A legacy of collaboration
Finding a way to coax Dr. Jane O’Dea to talk about herself as she reflects on 10 years as dean of the Faculty of Education is a lesson in futility. Only within the context of describing the faculty’s achievements will she discuss her stewardship, and even then, she’ll deflect credit away from the individual to that of the collective.
“It’s not so much what I’ve achieved over the last 10 years, rather it’s what we’ve all achieved together,” says O’Dea, who will step away from the role of dean at the end of June and return to the faculty ranks, where she started at the
U of L 20 years ago.
“I’m tremendously proud of the things we’ve accomplished because they were achievements that involved every single faculty member and all of our support staff.”
Recognizing she was inheriting a faculty with a long and proud tradition, and balancing that with a need to create new and innovative programming that would reflect emerging educational challenges was a juggling act that O’Dea mastered.
“I was tremendously fortunate to become dean of a faculty that has a fabulous tradition of collaboration and partnership with the professional community,” she says of the faculty relationship with Alberta Education’s Zone 6 schools and teachers. “That isn’t something I brought about, that’s something the founding members of the faculty created. It was my privilege to come in both as a faculty member and later as dean, become familiar with those structures, realize how important they were and then use that as a foundation to work with our faculty in moving forward.”
One of the great legacies of O’Dea’s leadership is the establishment of First Nations programming, specifically through the creation of the Niitsitapi Teacher Education and the First Nations, Metis and Inuit (FNMI) graduate programs.
“She made First Nations education one of the priorities of her deanship,” says Education faculty member Dr. Cathy Campbell. “She succeeded in developing relationships with the Blackfoot speaking nations, initiating collaborative work and programming with Red Crow College, and bringing issues in First Nations education to the forefront of discussions at the University and in the province.”

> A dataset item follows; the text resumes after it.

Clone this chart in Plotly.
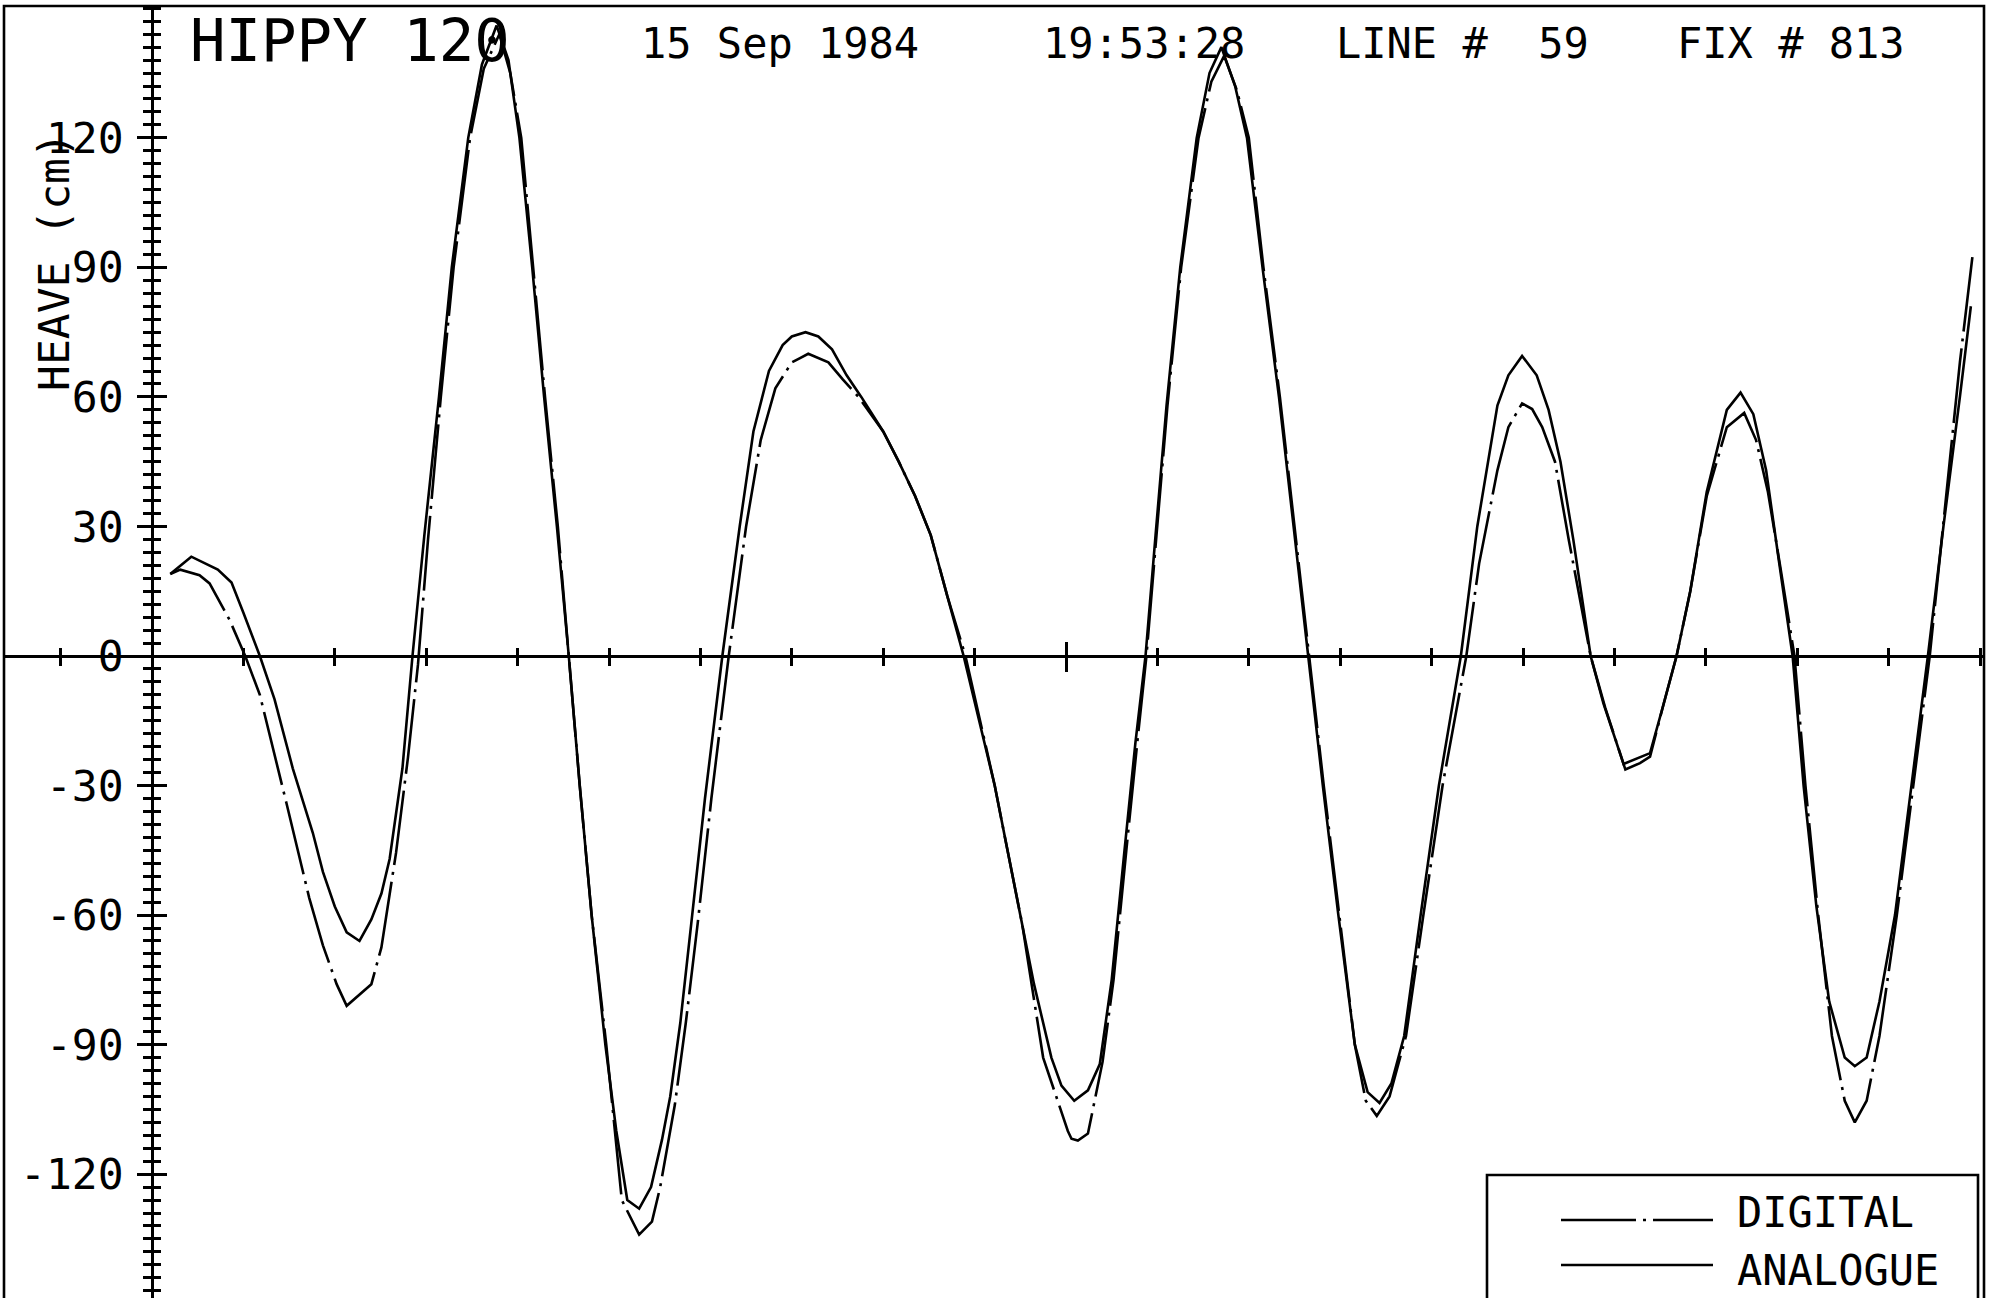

Dr. Leah Fowler echoes that assessment, saying O’Dea personifies the University’s ideals of accessible education.
“With the Niitsitapi teacher education cohort, and the current masters’ cohort, she opened wide the door at the Faculty of Education to restorative education for First Nations, Metis and Inuit students,” says Fowler. “That has meant that we all have positively revisited education practice and teacher preparation.”
Her personable approach is highly respected by her peers, but O’Dea gives credit to the University for fostering an atmosphere that embraces one-on-one learning.
“One of the things that really impressed me when I first came here was I felt this was a place where they really care about students,” says O’Dea. “Here you’re not just a number, you actually matter, and people care about the instruction you get. I think that is absolutely tremendous. I have always loved this place.”
She speaks glowingly of the collaborative nature of her faculty, crediting their willingness to work collectively in developing niche graduate offerings such as literacy, information technology leadership and inclusive education and neuroscience topics.
“These special niche structures are really quite extraordinary but they take an incredible amount of work, time and administrative finesse,” says O’Dea. “I am extremely fortunate to have amazing people working in the offices here and faculty members willing to try out these new programs all the time.”
She also trumpets the research portfolio the faculty has developed over her tenure.
“It’s a challenge to maintain a proper balance between graduate and undergraduate teaching, all the while factoring in quality time for research,” says O’Dea. “That is by no means easy to achieve but it is essential.
“We know what draws students to us is the quality of our programs, and we can’t afford to just go down the research route and ignore teaching. On the other hand, to simply concentrate on teaching is to become more like a college and we’re not that, we’re part of the comprehensive University and proud to be so.”
GET THE FACTS
• O’Dea’s undergraduate degree is in music and she is an accomplished recital piano player. “There’s one recital that I haven’t done that I’d really like to do and when I get time to practice I think I might like to go back and do that. I won’t share that yet, I’m just playing with it right now.”
• O’Dea is excited about the opportunity to teach again, saying, “I have a lot of ideas for interesting courses both at the graduate and undergraduate level that I think would be of real interest to students today.”
• Over O’Dea’s tenure, the faculty boasted a 97 per cent rate of employment within one year of graduating
• Despite stepping away from the dean’s position, O’Dea has no plans to leave the University. “Absolutely not, I think this is a tremendous University. I love its size, I love its entrepreneurial innovative spirit, and its emphasis on community and student engagement.”